Emit a verbatim copy of the lines below from the line with "Generate a web" through the line with "const iconPath = 'path://M0,10H40V12.3H0Z", excluding pictures and everything outside that range.
○ ○ ○ ○ ○
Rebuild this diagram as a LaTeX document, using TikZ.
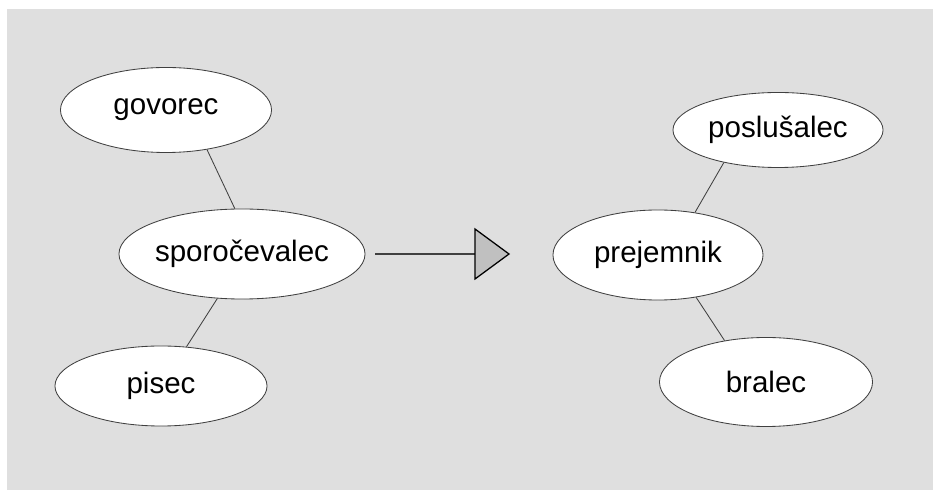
\documentclass[tikz,border=0pt]{standalone}
\usepackage{fontspec}
\setmainfont{Liberation Sans}
\definecolor{bggray}{HTML}{DFDFDF}
\definecolor{tipgray}{HTML}{C0C0C0}
\definecolor{edgegray}{HTML}{404040}
\usetikzlibrary{shapes.geometric}
\begin{document}
\begin{tikzpicture}[x=0.025cm,y=-0.025cm,
  role/.style={ellipse,draw=edgegray,line width=0.6pt,fill=white,inner sep=0pt,
    font=\fontsize{21}{25}\selectfont},
  link/.style={draw=edgegray,line width=0.6pt}]
\useasboundingbox (0,0) rectangle (933,490);
\fill [bggray] (7,9) rectangle (933,490);
\node [role,minimum width=5.275cm,minimum height=2.125cm] (gov) at (166,110) {govorec};
\node [role,minimum width=5.3cm,minimum height=2.25cm] (spo) at (242,254) {sporočevalec};
\node [role,minimum width=5.3cm,minimum height=2cm] (pis) at (161,386) {pisec};
\node [role,minimum width=5.25cm,minimum height=2.25cm] (pre) at (658,255) {prejemnik};
\node [role,minimum width=5.25cm,minimum height=1.875cm] (pos) at (778,130) {poslušalec};
\node [role,minimum width=5.325cm,minimum height=2.225cm] (bra) at (766,382) {bralec};
\draw [link] (gov.-44)--(spo.99);
\draw [link] (spo.-119)--(pis.57);
\draw [link] (pre.49)--(pos.-149);
\draw [link] (pre.-48)--(bra.135);
\coordinate (from) at (375,254);
\coordinate (tip) at (475,254);
\draw [edgegray,line width=1.2pt] (from)--(tip);
\filldraw [fill=tipgray,draw=black,line width=0.9pt,line join=miter] (475,229)--(509,254)--(475,279)--cycle;
\end{tikzpicture}
\end{document}
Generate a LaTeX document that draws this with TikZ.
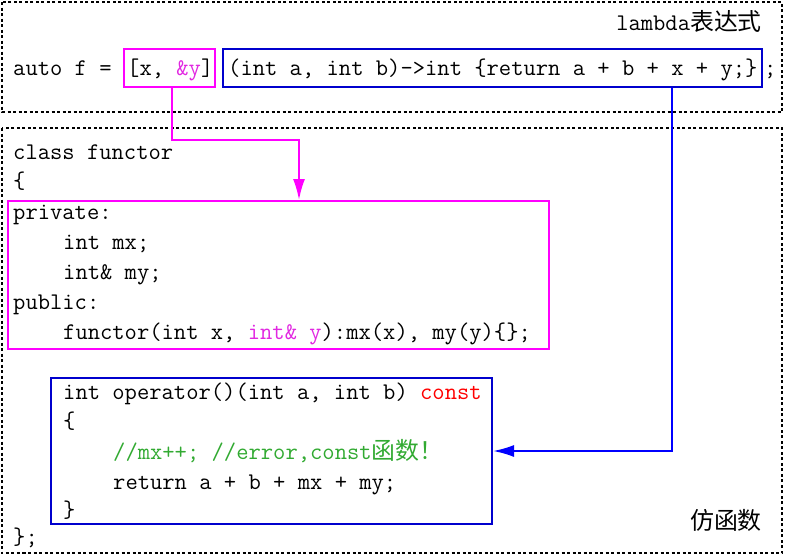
\documentclass[tikz,border=0pt]{standalone}
\usepackage{fontspec}
\newfontfamily\cjk{Noto Sans CJK SC}
\usetikzlibrary{arrows.meta}
\definecolor{boxmag}{RGB}{255,0,255}
\definecolor{txtmag}{RGB}{225,40,225}
\definecolor{boxblue}{RGB}{0,0,205}
\definecolor{arrblue}{RGB}{0,0,255}
\definecolor{cmtgreen}{RGB}{50,170,50}
\newcommand{\codefont}{\fontsize{23.9}{30}\selectfont\ttfamily}

\begin{document}
\begin{tikzpicture}[x=1pt, y=-1pt,
    code/.style={anchor=base west, inner sep=0pt, font=\codefont},
    frame/.style={draw, line width=1.2pt, dash pattern=on 3pt off 2.5pt},
    hl/.style={draw, line width=2pt, inner sep=0pt, anchor=north west},
    link/.style={line width=2pt, -{Latex[length=21pt,width=12pt]}}]
    \useasboundingbox (0,0) rectangle (785,555);

    \draw [frame] (2,2) rectangle (782,112);
    \draw [frame] (2,128) rectangle (782,553);

    \node [hl, boxmag, minimum width=91pt, minimum height=38pt] (capbox) at (123,48) {};
    \node [hl, boxblue, minimum width=539pt, minimum height=38pt] (bodybox) at (222,48) {};
    \node [hl, boxmag, minimum width=541pt, minimum height=148pt] (membox) at (7,200) {};
    \node [hl, boxblue, minimum width=441pt, minimum height=146pt] (opbox) at (50,377) {};

    \begin{scope}[every node/.style={code}]
        \node [anchor=base east] (lamlbl) at (762,30) {lambda{\cjk 表达式}};
        \node (autof) at (13,75) {auto f =};
        \node (captxt) at (127,75) {[x, \textcolor{txtmag}{\&y}]};
        \node (bodytxt) at (228,75) {(int a, int b)->int \{return a + b + x + y;\}};
        \node (semi1) at (764,75) {;};

        \node (cls) at (13,159) {class functor};
        \node (clsopen) at (13,188) {\{};
        \node (priv) at (13,219) {private:};
        \node (mx) at (63,249) {int mx;};
        \node (my) at (63,279) {int\& my;};
        \node (pub) at (13,309) {public:};
        \node (ctor) at (63,339) {functor(int x, \textcolor{txtmag}{int\& y}):mx(x), my(y)\{\};};

        \node (op) at (63,399) {int operator()(int a, int b) \textcolor{red}{const}};
        \node (opopen) at (63,428) {\{};
        \node (cmt) at (113,459) {\color{cmtgreen}//mx++; //error,const{\cjk 函数！}};
        \node (ret) at (113,489) {return a + b + mx + my;};
        \node (opclose) at (63,517) {\}};
        \node (clsclose) at (13,544) {\};};
        \node [anchor=base east] (fnlbl) at (762,529) {{\cjk 仿函数}};
    \end{scope}

    \coordinate (capdrop) at (172,140);
    \coordinate (capbend) at (299,140);
    \coordinate (bodybend) at (672,451);
    \draw [link, boxmag] (capdrop |- capbox.south) -- (capdrop) -- (capbend) -- (capbend |- membox.north);
    \draw [link, arrblue] (bodybox.south -| bodybend) -- (bodybend) -- (bodybend -| opbox.east);
\end{tikzpicture}
\end{document}
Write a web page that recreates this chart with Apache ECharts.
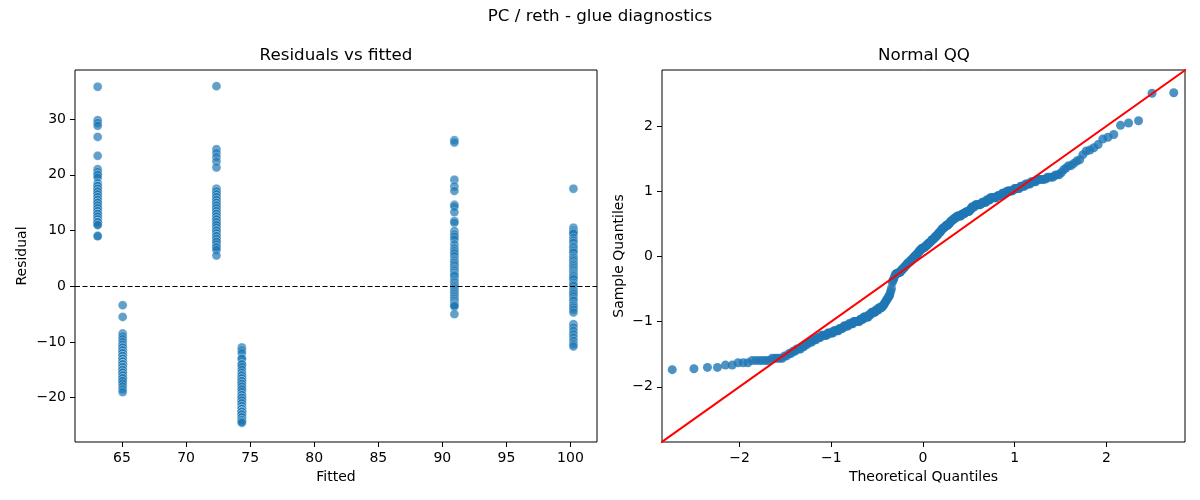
<!DOCTYPE html>
<html>
<head>
<meta charset="utf-8">
<script src="https://cdn.jsdelivr.net/npm/echarts@6/dist/echarts.min.js"></script>
<style>
    html, body { margin: 0; background: #fff; }
    #chart { width: 1200px; height: 500px; }
</style>
</head>
<body>
<div id="chart"></div>
<script>
/*data*/
const fittedLevels = [63.1, 65.05, 72.37, 74.35, 90.94, 100.23];

const residAt63 = [35.8, 29.8, 29.3, 28.8, 26.8, 23.4, 21.0, 20.5, 20.0, 20.0, 19.5, 18.5, 18.0, 18.0, 17.5,
    17.5, 17.0, 17.0, 17.0, 16.5, 16.5, 16.0, 16.0, 15.5, 15.5, 15.0, 15.0, 15.0, 14.5, 14.5, 14.0, 14.0,
    13.5, 13.5, 13.0, 13.0, 13.0, 13.0, 12.5, 12.5, 12.0, 12.0, 11.5, 11.5, 11.5, 11.5, 11.0, 11.0,
    9.0, 9.0];
const residAt65 = [-3.4, -5.5, -8.5, -9.0, -9.5, -10.0, -10.5, -11.0, -11.0, -11.0, -11.5, -11.5, -11.5,
    -12.0, -12.0, -12.0, -12.0, -12.5, -12.5, -12.5, -13.0, -13.0, -13.0, -13.0, -13.5, -13.5, -13.5, -13.5,
    -14.0, -14.0, -14.0, -14.0, -14.0, -14.5, -14.5, -14.5, -14.5, -15.0, -15.0, -15.0, -15.0, -15.5, -15.5,
    -15.5, -16.0, -16.0, -16.0, -16.5, -16.5, -16.5, -17.0, -17.0, -17.5, -18.0, -18.5, -19.0];
const residAt72 = [35.9, 24.6, 23.9, 23.2, 22.4, 21.3, 17.5, 17.0, 17.0, 16.5, 16.5, 16.0, 16.0, 15.5, 15.5,
    15.0, 15.0, 14.5, 14.5, 14.5, 14.0, 14.0, 13.5, 13.5, 13.0, 13.0, 13.0, 12.5, 12.5, 12.0, 12.0, 12.0,
    11.5, 11.5, 11.0, 11.0, 10.5, 10.0, 10.0, 10.0, 9.5, 9.5, 9.0, 9.0, 9.0, 8.5, 8.5, 8.0, 8.0, 7.5, 7.0,
    7.0, 6.5, 5.5];
const residAt74 = [-11.0, -11.5, -12.0, -13.0, -13.0, -14.0, -14.0, -14.5, -15.0, -15.5, -16.0, -16.0, -16.5,
    -16.5, -17.0, -17.0, -17.0, -17.5, -17.5, -18.0, -18.0, -18.5, -18.5, -19.0, -19.5, -19.5, -20.0, -20.0,
    -20.0, -20.5, -20.5, -21.0, -21.0, -21.5, -21.5, -22.0, -22.0, -22.0, -22.0, -22.0, -22.5, -22.5, -22.5,
    -22.5, -22.5, -22.5, -23.0, -23.0, -23.0, -23.5, -23.5, -24.0, -24.0, -24.3, -24.5];
const residAt91 = [26.2, 25.8, 19.1, 17.9, 17.1, 14.6, 14.3, 13.3, 11.7, 11.4, 9.9, 9.3, 8.9, 8.4, 7.5, 6.8,
    6.3, 5.9, 5.4, 4.8, 4.5, 4.2, 3.9, 3.6, 3.2, 3.0, 2.7, 2.4, 2.1, 2.0, 1.8, 1.25, 0.9, 0.65, 0.3, 0.06,
    -0.2, -0.5, -0.8, -1.1, -1.4, -1.7, -2.0, -2.3, -2.6, -2.9, -3.2, -3.3, -3.5, -3.6, -5.0];
const residAt100 = [17.5, 10.5, 10.1, 9.8, 9.6, 9.4, 8.7, 8.2, 7.8, 7.2, 7.0, 6.6, 6.3, 6.0, 5.4, 5.1, 4.8,
    4.5, 4.1, 3.9, 3.6, 3.3, 3.0, 2.7, 2.4, 2.2, 2.0, 1.8, 1.5, 1.25, 0.65, 0.3, 0.06, -0.5, -0.8, -1.1,
    -1.4, -1.8, -2.3, -2.6, -3.2, -3.5, -3.8, -4.2, -4.7, -6.8, -7.4, -8.0, -8.6, -9.2, -9.8, -10.4, -10.8];

const residGroups = [residAt63, residAt65, residAt72, residAt74, residAt91, residAt100];

const fittedTicks = [65, 70, 75, 80, 85, 90, 95, 100];
const residTicks = [-20, -10, 0, 10, 20, 30];
const qqTicks = [-2, -1, 0, 1, 2];

/*helpers*/
function normInv(p) {
    const a = [-3.969683028665376e+01, 2.209460984245205e+02, -2.759285104469687e+02,
        1.383577518672690e+02, -3.066479806614716e+01, 2.506628277459239e+00];
    const b = [-5.447609879822406e+01, 1.615858368580409e+02, -1.556989798598866e+02,
        6.680131188771972e+01, -1.328068155288572e+01];
    const c = [-7.784894002430293e-03, -3.223964580411365e-01, -2.400758277161838e+00,
        -2.549732539343734e+00, 4.374664141464968e+00, 2.938163982698783e+00];
    const d = [7.784695709041462e-03, 3.224671290700398e-01, 2.445134137142996e+00,
        3.754408661907416e+00];
    const pLow = 0.02425;
    let q, r;

    if (p < pLow || p > 1 - pLow) {
        q = Math.sqrt(-2 * Math.log(p < pLow ? p : 1 - p));
        const v = (((((c[0] * q + c[1]) * q + c[2]) * q + c[3]) * q + c[4]) * q + c[5]) /
            ((((d[0] * q + d[1]) * q + d[2]) * q + d[3]) * q + 1);
        return p < pLow ? v : -v;
    }
    q = p - 0.5;
    r = q * q;
    return (((((a[0] * r + a[1]) * r + a[2]) * r + a[3]) * r + a[4]) * r + a[5]) * q /
        (((((b[0] * r + b[1]) * r + b[2]) * r + b[3]) * r + b[4]) * r + 1);
}

const minus = function (v) {
    return String(v).replace('-', '\u2212');
};

/*series data*/
const scatterData = [];
residGroups.forEach(function (group, i) {
    group.forEach(function (r) {
        scatterData.push([fittedLevels[i], r]);
    });
});

// normal qq of the standardised residuals
const allResid = residGroups.flat().sort(function (a, b) { return a - b; });
const n = allResid.length;
const mean = allResid.reduce(function (s, v) { return s + v; }, 0) / n;
const sd = Math.sqrt(allResid.reduce(function (s, v) { return s + (v - mean) * (v - mean); }, 0) / n);
const qqData = allResid.map(function (v, i) {
    return [normInv((i + 1) / (n + 1)), (v - mean) / sd];
});

/*chart*/
const font = 'DejaVu Sans';
const chart = echarts.init(document.getElementById('chart'), null, {renderer: 'canvas'});

function valueAxis(gridIndex, min, max, ticks, name, nameGap) {
    return {
        type: 'value',
        gridIndex: gridIndex,
        min: min,
        max: max,
        name: name,
        nameLocation: 'middle',
        nameGap: nameGap,
        nameTextStyle: {fontFamily: font, fontSize: 14, color: '#000'},
        axisLine: {show: false, onZero: false},
        axisTick: {show: true, length: 5, customValues: ticks, lineStyle: {color: '#000', width: 1}},
        axisLabel: {
            customValues: ticks, margin: 9, fontFamily: font, fontSize: 14, color: '#000',
            formatter: minus
        },
        splitLine: {show: false}
    };
}

const option = {
    animation: false,
    backgroundColor: '#fff',
    grid: [
        {left: 75, top: 70, width: 522, height: 372, show: true, borderColor: '#000', borderWidth: 1},
        {left: 662, top: 70, width: 523, height: 372, show: true, borderColor: '#000', borderWidth: 1}
    ],
    xAxis: [
        valueAxis(0, 61.33, 102.07, fittedTicks, 'Fitted', 27),
        valueAxis(1, -2.846, 2.857, qqTicks, 'Theoretical Quantiles', 27)
    ],
    yAxis: [
        valueAxis(0, -27.95, 38.8, residTicks, 'Residual', 46),
        valueAxis(1, -2.848, 2.862, qqTicks, 'Sample Quantiles', 36)
    ],
    graphic: [
        {type: 'text', left: 'center', top: 8, style: {text: 'PC / reth - glue diagnostics', fontFamily: font, fontSize: 16.7, fill: '#000'}},
        {type: 'text', x: 336, y: 56, style: {text: 'Residuals vs fitted', fontFamily: font, fontSize: 16.7, fill: '#000', align: 'center', verticalAlign: 'middle'}},
        {type: 'text', x: 924, y: 56, style: {text: 'Normal QQ', fontFamily: font, fontSize: 16.7, fill: '#000', align: 'center', verticalAlign: 'middle'}}
    ],
    series: [
        {
            type: 'scatter',
            xAxisIndex: 0,
            yAxisIndex: 0,
            data: scatterData,
            symbolSize: 9,
            itemStyle: {color: '#1f77b4', borderColor: '#fff', borderWidth: 0.4, opacity: 0.7},
            markLine: {
                silent: true,
                symbol: 'none',
                label: {show: false},
                lineStyle: {color: '#000', width: 1.2, type: [5, 2.5]},
                data: [{yAxis: 0}]
            }
        },
        {
            type: 'scatter',
            xAxisIndex: 1,
            yAxisIndex: 1,
            data: qqData,
            symbolSize: 9,
            itemStyle: {color: '#1f77b4'}
        },
        {
            type: 'line',
            xAxisIndex: 1,
            yAxisIndex: 1,
            data: [[-3, -3], [3, 3]],
            symbol: 'none',
            clip: true,
            z: 5,
            lineStyle: {color: '#ff0000', width: 2}
        }
    ]
};

chart.setOption(option);
</script>
</body>
</html>
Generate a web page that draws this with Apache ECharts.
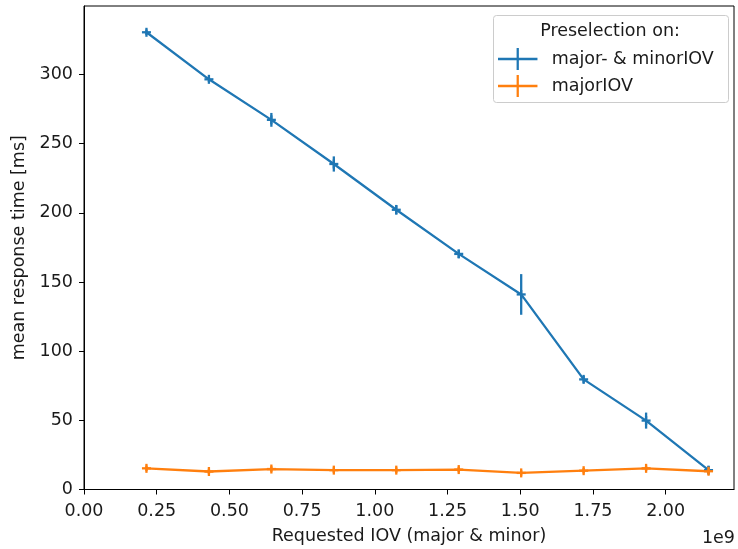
<!DOCTYPE html>
<html>
<head>
<meta charset="utf-8">
<script src="https://cdn.jsdelivr.net/npm/echarts@6/dist/echarts.min.js"></script>
<style>html,body{margin:0;padding:0;background:#fff;}#c{width:738px;height:549px;}</style>
</head>
<body>
<div id="c"></div>
<script>
const xValues = [214748365, 429496730, 644245094, 858993459, 1073741824, 1288490189, 1503238554, 1717986918, 1932735283, 2147483648];
const bothMean = [330.5, 296.5, 267.2, 235.3, 202.2, 170.3, 141.0, 79.6, 49.8, 14.0];
const bothErr  = [2.0, 2.0, 5.0, 5.5, 3.5, 3.0, 14.7, 2.5, 5.8, 3.0];
const majorMean = [15.3, 13.0, 14.8, 14.0, 14.0, 14.4, 12.0, 13.6, 15.3, 13.2];
const majorErr  = [2.0, 2.0, 2.0, 2.0, 2.0, 2.0, 2.0, 2.0, 2.0, 2.0];
const seriesNames = ['major- & minorIOV', 'majorIOV'];
const colors = ['#1f77b4', '#ff7f0e'];
const legendTitle = 'Preselection on:';
const xName = 'Requested IOV (major & minor)';
const yName = 'mean response time [ms]';
const xOffsetText = '1e9';

const FONT = 'DejaVu Sans';
const FS = 17.5;
const TXT = '#1a1a1a';
const LW = 2.3;

function zip(xs, ys, es) { return xs.map((x, i) => [x, ys[i], es[i]]); }

function errRender(color) {
  return function (params, api) {
    const x = api.value(0), y = api.value(1), e = api.value(2);
    const c = api.coord([x, y]);
    const hi = api.coord([x, y + e]);
    const lo = api.coord([x, y - e]);
    const m = 4.5;
    const st = { stroke: color, lineWidth: LW };
    return {
      type: 'group',
      children: [
        { type: 'line', shape: { x1: c[0], y1: hi[1], x2: c[0], y2: lo[1] }, style: st },
        { type: 'line', shape: { x1: c[0], y1: c[1] - m, x2: c[0], y2: c[1] + m }, style: st },
        { type: 'line', shape: { x1: c[0] - m, y1: c[1], x2: c[0] + m, y2: c[1] }, style: st }
      ]
    };
  };
}

const iconPath = 'path://M0,10H40V12.3H0Z M18.85,0H21.15V22.3H18.85Z';

const chart = echarts.init(document.getElementById('c'), null, { renderer: 'canvas' });
const series = [];
[[bothMean, bothErr], [majorMean, majorErr]].forEach(([m, e], i) => {
  const data = zip(xValues, m, e);
  series.push({
    name: seriesNames[i], type: 'line', data: data.map(d => [d[0], d[1]]),
    symbol: 'none', lineStyle: { color: colors[i], width: LW }, itemStyle: { color: colors[i] },
    z: 2, animation: false
  });
  series.push({
    name: seriesNames[i], type: 'custom', data: data, renderItem: errRender(colors[i]),
    itemStyle: { color: colors[i] }, z: 3, animation: false,
    encode: { x: 0, y: 1 }
  });
});

chart.setOption({
  animation: false,
  backgroundColor: '#fff',
  textStyle: { fontFamily: FONT },
  grid: { left: 84, right: 4, top: 6, bottom: 59.5, show: true, borderColor: '#000', borderWidth: 1,
    backgroundColor: 'transparent', containLabel: false, outerBoundsMode: 'none' },
  xAxis: {
    type: 'value', min: 0, max: 2.235e9, interval: 0.25e9,
    name: xName, nameLocation: 'middle', nameGap: 38,
    nameTextStyle: { fontFamily: FONT, fontSize: FS, color: TXT },
    axisLine: { show: true, onZero: false, lineStyle: { color: '#000', width: 1 } },
    axisTick: { show: true, inside: false, length: 5, lineStyle: { color: '#000', width: 1 } },
    axisLabel: { margin: 13, fontFamily: FONT, fontSize: FS, color: TXT, showMaxLabel: false,
      formatter: v => (v / 1e9).toFixed(2) },
    splitLine: { show: false }
  },
  yAxis: {
    type: 'value', min: 0, max: 349.5, interval: 50,
    name: yName, nameLocation: 'middle', nameGap: 56,
    nameTextStyle: { fontFamily: FONT, fontSize: FS, color: TXT },
    axisLine: { show: true, onZero: false, lineStyle: { color: '#000', width: 1 } },
    axisTick: { show: true, inside: false, length: 5, lineStyle: { color: '#000', width: 1 } },
    axisLabel: { margin: 11, fontFamily: FONT, fontSize: FS, color: TXT, showMaxLabel: false },
    splitLine: { show: false }
  },
  legend: {
    orient: 'vertical', left: 498, top: 48, padding: 0, itemGap: 5,
    itemWidth: 40, itemHeight: 22, z: 10,
    data: seriesNames.map(n => ({ name: n, icon: iconPath })),
    itemStyle: { borderWidth: 0 },
    textStyle: { fontFamily: FONT, fontSize: FS, color: TXT, padding: [0, 0, 0, 9] },
    selectedMode: false
  },
  graphic: [
    { type: 'rect', left: 493, top: 15, z: 5,
      shape: { width: 235, height: 87, r: 3 },
      style: { fill: 'rgba(255,255,255,0.8)', stroke: '#cccccc', lineWidth: 1 } },
    { type: 'text', z: 11, x: 610, y: 31.5,
      style: { text: legendTitle, fontFamily: FONT, fontSize: FS, fill: TXT, align: 'center', verticalAlign: 'middle' } },
    { type: 'text', z: 11, x: 735, y: 538,
      style: { text: xOffsetText, fontFamily: FONT, fontSize: FS, fill: TXT, align: 'right', verticalAlign: 'middle' } }
  ],
  series: series
});
</script>
</body>
</html>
○ ○ ○ ○ ○
§ Exercise result:
Generate a web page that draws this with Apache ECharts.
<!DOCTYPE html>
<html>
<head>
<meta charset="utf-8">
<script src="https://cdn.jsdelivr.net/npm/echarts@6/dist/echarts.min.js"></script>
<style>html,body{margin:0;padding:0;background:#fff;}#c{width:738px;height:549px;}</style>
</head>
<body>
<div id="c"></div>
<script>
const xValues = [214748365, 429496730, 644245094, 858993459, 1073741824, 1288490189, 1503238554, 1717986918, 1932735283, 2147483648];
const bothMean = [330.5, 296.5, 267.2, 235.3, 202.2, 170.3, 141.0, 79.6, 49.8, 14.0];
const bothErr  = [2.0, 2.0, 5.0, 5.5, 3.5, 3.0, 14.7, 2.5, 5.8, 3.0];
const majorMean = [15.3, 13.0, 14.8, 14.0, 14.0, 14.4, 12.0, 13.6, 15.3, 13.2];
const majorErr  = [2.0, 2.0, 2.0, 2.0, 2.0, 2.0, 2.0, 2.0, 2.0, 2.0];
const seriesNames = ['major- & minorIOV', 'majorIOV'];
const colors = ['#1f77b4', '#ff7f0e'];
const legendTitle = 'Preselection on:';
const xName = 'Requested IOV (major & minor)';
const yName = 'mean response time [ms]';
const xOffsetText = '1e9';

const FONT = 'DejaVu Sans';
const FS = 17.5;
const TXT = '#1a1a1a';
const LW = 2.3;

function zip(xs, ys, es) { return xs.map((x, i) => [x, ys[i], es[i]]); }

function errRender(color) {
  return function (params, api) {
    const x = api.value(0), y = api.value(1), e = api.value(2);
    const c = api.coord([x, y]);
    const hi = api.coord([x, y + e]);
    const lo = api.coord([x, y - e]);
    const m = 4.5;
    const st = { stroke: color, lineWidth: LW };
    return {
      type: 'group',
      children: [
        { type: 'line', shape: { x1: c[0], y1: hi[1], x2: c[0], y2: lo[1] }, style: st },
        { type: 'line', shape: { x1: c[0], y1: c[1] - m, x2: c[0], y2: c[1] + m }, style: st },
        { type: 'line', shape: { x1: c[0] - m, y1: c[1], x2: c[0] + m, y2: c[1] }, style: st }
      ]
    };
  };
}

const iconPath = 'path://M0,10H40V12.3H0Z M18.85,0H21.15V22.3H18.85Z';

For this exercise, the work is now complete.